After a disappointing showing at the Junior Olympics, I watched Maya get trained harder by her coach. I watched her wear down mentally. I constantly wondered when I should push her natural talent and when I should lay off to let her enjoy all aspects of childhood. If the overall joy leaves, then what’s the point? Would she end up hating all training and any sport?

 

By thirteen she was done with Taekwondo. She was burnt out and all she wanted to do was play basketball. She craved a team sport. Despite the shock and pleas from her coach, that’s what I let her do. We talked about it from all angles. It was beyond a matter of persevering. The light had simply gone out. And this is when you have to know your child’s personality. I realized her drive had been exhausted and she no longer enjoyed the pressure.

 

This year Maya is on a varsity basketball team that is in the midst of CIF post-season play. She is, not surprisingly, an aggressive two guard who plays like a power forward with the height of a small point guard. She’s good and I love to watch her play. She was more gifted at Taekwondo, honestly, but basketball brings her more joy.

 

Ultimately, I’m here to help her examine her decisions thoughtfully, and then support them. Coercing her too much toward my own opinions doesn’t teach her how to be an independent and strong person who can function at her best on her own. Her coach can be single-minded about a task; to groom a top-performing athlete.

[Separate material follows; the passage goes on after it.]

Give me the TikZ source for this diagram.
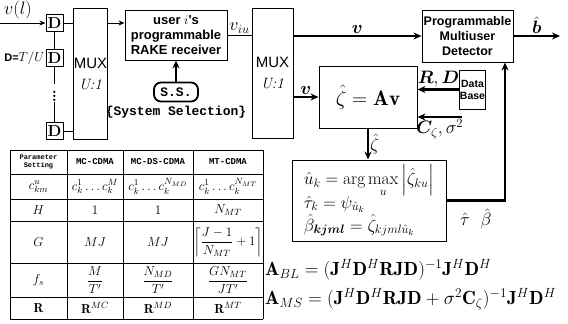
\RequirePackage{fix-cm}
\documentclass[tikz,border=0pt]{standalone}
\usepackage{amsmath}
\usepackage{bm}
\usepackage{fontspec}
\newfontfamily\sansfam{Liberation Sans}
\newfontfamily\monofam{Liberation Mono}
\usetikzlibrary{arrows.meta, positioning}
\newcommand{\boxfont}{\sansfam\bfseries\fontsize{13}{15}\selectfont}
\newcommand{\lblfont}{\fontsize{18}{20}\selectfont}

\begin{document}
\begin{tikzpicture}[x=1pt, y=-1pt,
    blk/.style={draw, line width=1pt, inner sep=0pt, align=center},
    dbox/.style={blk, minimum width=17pt, minimum height=17pt, font=\bfseries\fontsize{16}{16}\selectfont},
    muxbox/.style={blk, line width=0.7pt, font=\sansfam\fontsize{15}{21}\selectfont},
    thinarr/.style={-{Stealth[length=6pt, width=5pt]}, line width=0.8pt},
    bigarr/.style={-{Stealth[length=8pt, width=7pt]}, line width=2.2pt},
    lbl/.style={font=\lblfont, inner sep=1pt},
    tabline/.style={line width=0.8pt},
    cell/.style={font=\fontsize{13}{15}\selectfont, inner sep=0pt},
    hdr/.style={font=\monofam\bfseries\fontsize{9}{10}\selectfont, inner sep=0pt, align=center}
]
    \useasboundingbox (0,0) rectangle (568,324);

    \node[dbox] (d1) at (54.5,23) {D};
    \node[dbox] (d2) at (54.5,58) {D};
    \node[dbox] (d3) at (54.5,131) {D};
    \node[font=\bfseries\fontsize{16}{16}\selectfont, inner sep=1pt] (dots) at (54.5,93) {$\vdots$};
    \draw[line width=0.8pt] (d1) -- (d2);
    \draw[line width=0.8pt] (d2) -- (dots);
    \draw[line width=0.8pt] (dots) -- (d3);

    \coordinate (vin) at (0,23);
    \node[lbl] (vl) at (18,10) {$v(l)$};
    \draw[thinarr] (vin) -- (d1);
    \node[left=1pt of d2, inner sep=0pt] (dlbl) {{\sansfam\bfseries\fontsize{11}{11}\selectfont D=}{\fontsize{13}{13}\selectfont$T/U$}};

    \node[muxbox, minimum width=33pt, minimum height=131pt] (mux1) at (90.5,73.5) {MUX\\{\rmfamily\itshape U:1}};
    \draw[line width=0.8pt] (d1) -- (d1 -| mux1.west);
    \draw[line width=0.8pt] (d3) -- (d3 -| mux1.west);

    \node[blk, minimum width=102pt, minimum height=50pt, font=\boxfont] (rake) at (176,35) {user $i$'s\\programmable\\RAKE receiver};
    \draw[thinarr] (d1 -| mux1.east) -- (d1 -| rake.west);

    \node[draw, line width=1.8pt, rounded corners=7pt, minimum width=44pt, minimum height=19pt, inner sep=0pt,
          font=\monofam\bfseries\fontsize{13}{13}\selectfont] (ss) at (176,92) {S.S.};
    \node[below=3pt of ss, inner sep=0pt, font=\monofam\bfseries\fontsize{13}{13}\selectfont] (sslbl) {\{System Selection\}};
    \draw[bigarr] (ss) -- (rake);

    \node[muxbox, minimum width=41pt, minimum height=130pt] (mux2) at (272.5,73) {MUX\\{\rmfamily\itshape U:1}};
    \draw[line width=0.8pt] (rake.east) -- node[lbl, above] (viu) {$v_{iu}$} (rake.east -| mux2.west);

    \node[blk, minimum width=91pt, minimum height=52pt, font=\sansfam\bfseries\fontsize{12.5}{15}\selectfont] (mud) at (467.5,36) {Programmable\\Multiuser\\Detector};
    \draw[bigarr] (mud.west -| mux2.east) -- node[lbl, above] (vtop) {$\bm{v}$} (mud.west);
    \coordinate (bout) at (560,36);
    \draw[bigarr] (mud.east) -- node[lbl, above] (bhat) {$\hat{\bm{b}}$} (bout);

    \node[blk, minimum width=98pt, minimum height=62pt, font=\fontsize{21}{21}\selectfont] (zeta) at (368,97) {$\hat{\zeta} = \mathbf{A}\mathbf{v}$};
    \draw[bigarr] (zeta.west -| mux2.east) -- node[lbl, above] (vmid) {$\bm{v}$} (zeta.west);

    \node[blk, minimum width=25pt, minimum height=39pt, font=\sansfam\bfseries\fontsize{10.5}{12}\selectfont] (db) at (472.5,89.5) {Data\\Base};
    \draw[bigarr] (db.west) -- node[lbl, above] (rd) {$\bm{R},\bm{D}$} (db.west -| zeta.east);
    \coordinate (cin) at (462,117);
    \draw[bigarr] (cin) -- node[lbl, below] (csig) {$\bm{C}_{\zeta},\sigma^2$} (cin -| zeta.east);

    \node[blk, minimum width=154pt, minimum height=81pt, align=left, font=\fontsize{17.5}{23}\selectfont] (amax) at (369,200.5)
        {$\displaystyle\hat{u}_k = \arg\max_u \left|\hat{\zeta}_{ku}\right|$\\[-2pt]
         $\hat{\tau}_k = \psi_{\hat{u}_k}$\\
         $\hat{\beta}_{\bm{kjml}} = \hat{\zeta}_{kjml\hat{u}_k}$};
    \draw[bigarr] (zeta.south) -- node[lbl, right] (zlbl) {$\hat{\zeta}$} (zeta.south |- amax.north);
    \coordinate (fb) at (505,200.5);
    \draw[bigarr] (amax.east) -- node[lbl, below, yshift=-6pt] (tb) {$\hat{\tau}\ \ \hat{\beta}$} (fb) -- (fb |- mud.south);

    \foreach \y in {150,174,199,221,263,297,319}
        \draw[tabline] (10,\y) -- (263,\y);
    \foreach \x in {10,67,123,193,263}
        \draw[tabline] (\x,150) -- (\x,319);

    \node[hdr, font=\monofam\bfseries\fontsize{7}{8}\selectfont] (hd0) at (38.5,162) {Parameter\\Setting};
    \node[hdr] (hd1) at (95,162) {MC-CDMA};
    \node[hdr] (hd2) at (158,162) {MC-DS-CDMA};
    \node[hdr] (hd3) at (228,162) {MT-CDMA};

    \node[cell] (cr0) at (38.5,186.5) {$c^{u}_{km}$};
    \node[cell] (cr1) at (95,186.5) {$c_k^1\ldots c_k^M$};
    \node[cell] (cr2) at (158,186.5) {$c_k^1\ldots c_k^{N_{MD}}$};
    \node[cell] (cr3) at (228,186.5) {$c_k^1\ldots c_k^{N_{MT}}$};

    \node[cell] (hr0) at (38.5,210) {$H$};
    \node[cell] (hr1) at (95,210) {$1$};
    \node[cell] (hr2) at (158,210) {$1$};
    \node[cell] (hr3) at (228,210) {$N_{MT}$};

    \node[cell] (gr0) at (38.5,242) {$G$};
    \node[cell] (gr1) at (95,242) {$MJ$};
    \node[cell] (gr2) at (158,242) {$MJ$};
    \node[cell] (gr3) at (228,242) {$\left\lceil\dfrac{J-1}{N_{MT}}+1\right\rceil$};

    \node[cell] (fr0) at (38.5,280) {$f_s$};
    \node[cell] (fr1) at (95,280) {$\dfrac{M}{T'}$};
    \node[cell] (fr2) at (158,280) {$\dfrac{N_{MD}}{T'}$};
    \node[cell] (fr3) at (228,280) {$\dfrac{GN_{MT}}{JT'}$};

    \node[cell] (rr0) at (38.5,308) {$\mathbf{R}$};
    \node[cell] (rr1) at (95,308) {$\mathbf{R}^{MC}$};
    \node[cell] (rr2) at (158,308) {$\mathbf{R}^{MD}$};
    \node[cell] (rr3) at (228,308) {$\mathbf{R}^{MT}$};

    \node[anchor=west, inner sep=0pt, font=\fontsize{19}{21}\selectfont] (abl) at (265,270)
        {$\mathbf{A}_{BL} = (\mathbf{J}^H\mathbf{D}^H\mathbf{R}\mathbf{J}\mathbf{D})^{-1}\mathbf{J}^H\mathbf{D}^H$};
    \node[anchor=west, inner sep=0pt, font=\fontsize{19}{21}\selectfont] (ams) at (265,299)
        {$\mathbf{A}_{MS} = (\mathbf{J}^H\mathbf{D}^H\mathbf{R}\mathbf{J}\mathbf{D}+\sigma^2\mathbf{C}_{\zeta})^{-1}\mathbf{J}^H\mathbf{D}^H$};
\end{tikzpicture}
\end{document}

But as a parent, my job is to guide her through every facet of life on the foundation of good character, and teach her that life should be fun even when working hard.

 

Though my kids learn many lessons during competition, as a parent I still need to navigate them through tricky territory that comes with being an athlete. Competition is not for the faint of heart and a child warrior still needs the loving touch and guidance of an astute parent.

 

Here’s a list of what I tell my girls constantly and what I have to remind myself too:

 

  1. It’s ok to lose. Losing is hard, but it’s part of competition especially as they are improving in their sport. If they don’t know how to lose well it makes it harder for them to get better, or claw their way back, or even shift to something else without fear of failing. I always let my girls mourn a loss, but the most important questions I can ask them are, “What will you do with the loss? Will it crush you? Will it make you stronger?”
  2. Giving 100% is what’s up. Did they give their all in training? Did they give their all in a game? That’s always what I praise most, win or lose.
  3. Sometimes it’s hard. Being an athlete should be fun the majority of the time, but sometimes it’s not. That’s ok. The times they have to put their head down and tough it out either in a game or in a training session is what defines character as an athlete, and as a person. When they realize they’ll be ok, even when it’s hard, is when they become better.
  4. Be a good winner. A sore loser is bad, but a sore winner is not much different. In the end, character trumps a scorecard.
  5. Let their coach do the coaching. I will always be their first coach, but after they reach a certain level, my advice and technical pointers might only serve as a distraction. I try to stick to emotional support and life-lesson speeches.
  6. Know their personalities. Not every kid wants to practice for hours on end or is spurred on by the thrill of competition. Is this our dream or theirs? Maya is not a win-at-all costs competitor and eventually the pressure of a solo sport was not what she enjoyed. Staying in tune with her personality helped her find a sport that gives her more joy, and she’ll enjoy it longer.
  7. Just because one child has one type of personality, does not mean the next will have the same. My younger daughter, Mina, ironically asked to not play basketball so she could play tennis, a solo sport. She wanted wins and losses to fall on her shoulders only. She’s twelve now and her tennis game is impressive. We push her, probably more than we did Maya, and she responds well to it. Losses don’t faze her, pressure doesn’t faze her, and she loves a good performance almost more than a win. I have to pull her back from being too cocky sometimes. I scratch my head at the differences between my girls, but I know I have to give Mina the guidance that is unique only to her to keep her motivated, progressing and loving the sport she’s in.

 

But with either child, I always ride the razor’s edge hoping that I’m doing it right.